If it really is that unbalanced, it probably has to be left on the charger to balance most or even all of the time it's not being used. :/

Most packs wont' need that, but some will (especially when the owner cant' afford to replace it unless it's nonfunctional).
 
Yes, I meant for normal usage cycling, not when balancing is required.

If longer time is needed, start earlier.

If people buy stuff where they can't even tell what's what, then yes maybe start hours earlier, but IMO that's no way to run a railroad.
 
john61ct said:
If people buy stuff where they can't even tell what's what, then yes maybe start hours earlier, but IMO that's no way to run a railroad.
No, but that's unfortunately the norm.

I don't know many people that do much, if any, looking into the stuff they get to see what it's made of or like, how they should use or maintain it, etc. Especially if it's a new type of thing to them (like someone's first car, first ebike, first celphone, first computer, first house, etc).

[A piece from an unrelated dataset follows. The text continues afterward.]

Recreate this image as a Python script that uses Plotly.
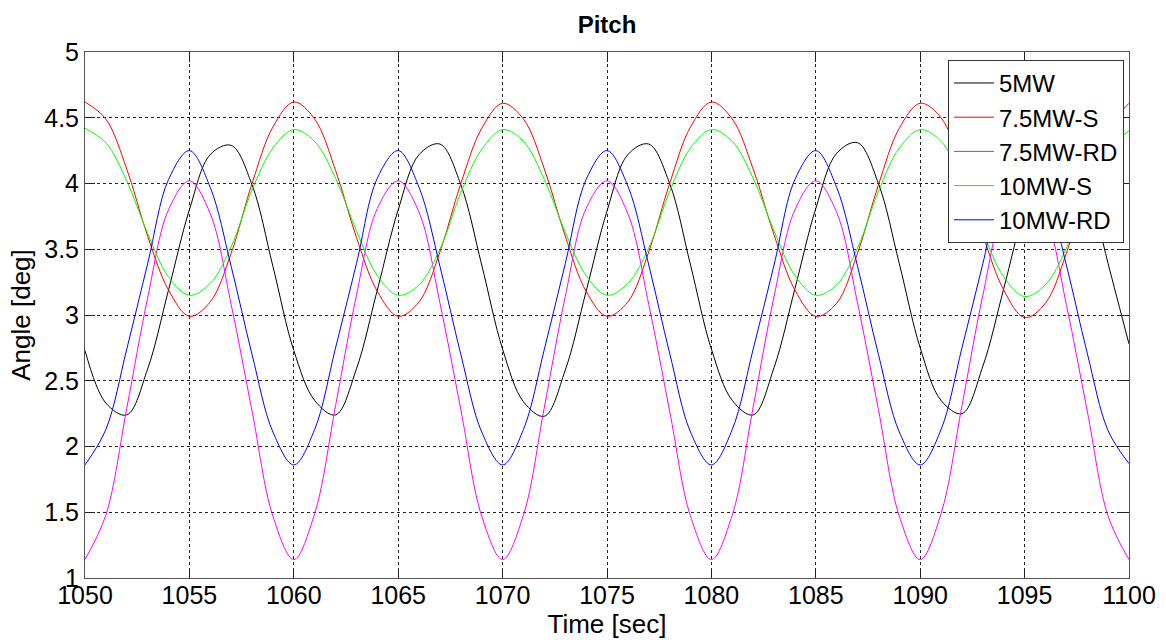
import plotly.graph_objects as go

time_s = list(range(1050, 1101))

mw5 = [2.73, 2.33, 2.24, 2.59, 3.19, 3.80, 4.22, 4.29, 3.99, 3.37,
       2.73, 2.35, 2.24, 2.59, 3.19, 3.80, 4.22, 4.30, 3.99, 3.38,
       2.74, 2.34, 2.23, 2.58, 3.18, 3.79, 4.22, 4.30, 4.00, 3.38,
       2.74, 2.35, 2.24, 2.60, 3.20, 3.81, 4.23, 4.31, 4.00, 3.39,
       2.75, 2.35, 2.25, 2.61, 3.20, 3.81, 4.23, 4.31, 4.00, 3.39,
       2.78]

mw75_s = [4.62, 4.49, 4.11, 3.60, 3.19, 2.99, 3.10, 3.47, 4.00, 4.43,
          4.62, 4.49, 4.10, 3.59, 3.18, 2.99, 3.10, 3.48, 4.00, 4.42,
          4.61, 4.49, 4.11, 3.60, 3.18, 2.99, 3.10, 3.48, 4.00, 4.43,
          4.62, 4.49, 4.11, 3.61, 3.19, 2.99, 3.09, 3.47, 3.99, 4.42,
          4.61, 4.50, 4.12, 3.61, 3.19, 2.98, 3.09, 3.47, 3.99, 4.42,
          4.61]

mw75_rd = [1.14, 1.48, 2.29, 3.13, 3.80, 4.02, 3.77, 3.08, 2.27, 1.47,
           1.14, 1.49, 2.31, 3.15, 3.81, 4.02, 3.78, 3.09, 2.28, 1.47,
           1.14, 1.48, 2.30, 3.14, 3.81, 4.02, 3.77, 3.08, 2.27, 1.47,
           1.14, 1.48, 2.30, 3.14, 3.80, 4.02, 3.78, 3.09, 2.28, 1.47,
           1.14, 1.49, 2.31, 3.15, 3.81, 4.02, 3.77, 3.08, 2.27, 1.47,
           1.14]

mw10_s = [4.42, 4.31, 4.02, 3.62, 3.29, 3.15, 3.24, 3.52, 3.95, 4.27,
          4.41, 4.32, 4.04, 3.64, 3.30, 3.15, 3.23, 3.50, 3.93, 4.26,
          4.41, 4.32, 4.03, 3.63, 3.30, 3.15, 3.24, 3.51, 3.94, 4.27,
          4.41, 4.32, 4.04, 3.64, 3.30, 3.15, 3.23, 3.51, 3.94, 4.27,
          4.41, 4.32, 4.03, 3.63, 3.29, 3.14, 3.23, 3.51, 3.94, 4.26,
          4.40]

mw10_rd = [1.86, 2.13, 2.74, 3.39, 4.03, 4.25, 3.97, 3.37, 2.70, 2.11,
           1.86, 2.13, 2.75, 3.39, 4.04, 4.25, 3.97, 3.37, 2.70, 2.11,
           1.86, 2.13, 2.74, 3.39, 4.03, 4.25, 3.98, 3.38, 2.71, 2.11,
           1.86, 2.13, 2.74, 3.38, 4.03, 4.25, 3.97, 3.37, 2.70, 2.11,
           1.86, 2.13, 2.75, 3.39, 4.04, 4.25, 3.97, 3.38, 2.71, 2.12,
           1.87]

series = [
    ("5MW", mw5, "#000000"),
    ("7.5MW-S", mw75_s, "#ff0000"),
    ("7.5MW-RD", mw75_rd, "#ff00ff"),
    ("10MW-S", mw10_s, "#00ff00"),
    ("10MW-RD", mw10_rd, "#0000ff"),
]

x_ticks = list(range(1050, 1101, 5))
y_ticks = [1, 1.5, 2, 2.5, 3, 3.5, 4, 4.5, 5]

FONT = "Liberation Sans, Arial, sans-serif"

fig = go.Figure()
for name, vals, col in series:
    fig.add_trace(go.Scatter(
        x=time_s, y=vals, name=name, mode="lines",
        line=dict(color=col, width=1, shape="spline", smoothing=1.0),
    ))

axis_common = dict(
    showgrid=True, gridcolor="#222222", griddash="dot", gridwidth=1,
    showline=True, linecolor="#555555", linewidth=1, mirror="ticks",
    ticks="inside", ticklen=10, tickcolor="#222222", tickwidth=1,
    zeroline=False,
    tickfont=dict(family=FONT, size=25, color="black"),
)

fig.update_layout(
    width=1166, height=640,
    margin=dict(l=85, r=37, t=52, b=62),
    paper_bgcolor="white", plot_bgcolor="white",
    title=dict(text="<b>Pitch</b>", x=0.5, xref="paper", xanchor="center",
               y=0.962, yref="container", yanchor="middle",
               font=dict(family=FONT, size=24, color="black")),
    showlegend=True,
    legend=dict(x=0.9952, y=0.985, xanchor="right", yanchor="top",
                bgcolor="white", bordercolor="#333333", borderwidth=1,
                font=dict(family=FONT, size=24, color="black"),
                itemwidth=40, tracegroupgap=0),
)

fig.update_xaxes(range=[1050, 1100], tickvals=x_ticks, ticklabelstandoff=-5,
                 title=dict(text="Time [sec]", standoff=0,
                            font=dict(family=FONT, size=26, color="black")),
                 automargin=False, **axis_common)
fig.update_yaxes(range=[1, 5], tickvals=y_ticks,
                 title=dict(text="Angle [deg]", standoff=6,
                            font=dict(family=FONT, size=26, color="black")),
                 automargin=False, **axis_common)

fig.write_html("out.html")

Those that do, usually are very very thorough...but if they aren't "experts" in all of the subject matter involved (which can be quite a few disciplines in some things like ebikes) they still leave out significant things that turn out to be important later on.
 
Long as we keep advancing in the right direction overall, keep learning new things each and every day.

And that includes learning to acknowledge the best can be enemy of good, sometimes good enough is good enough.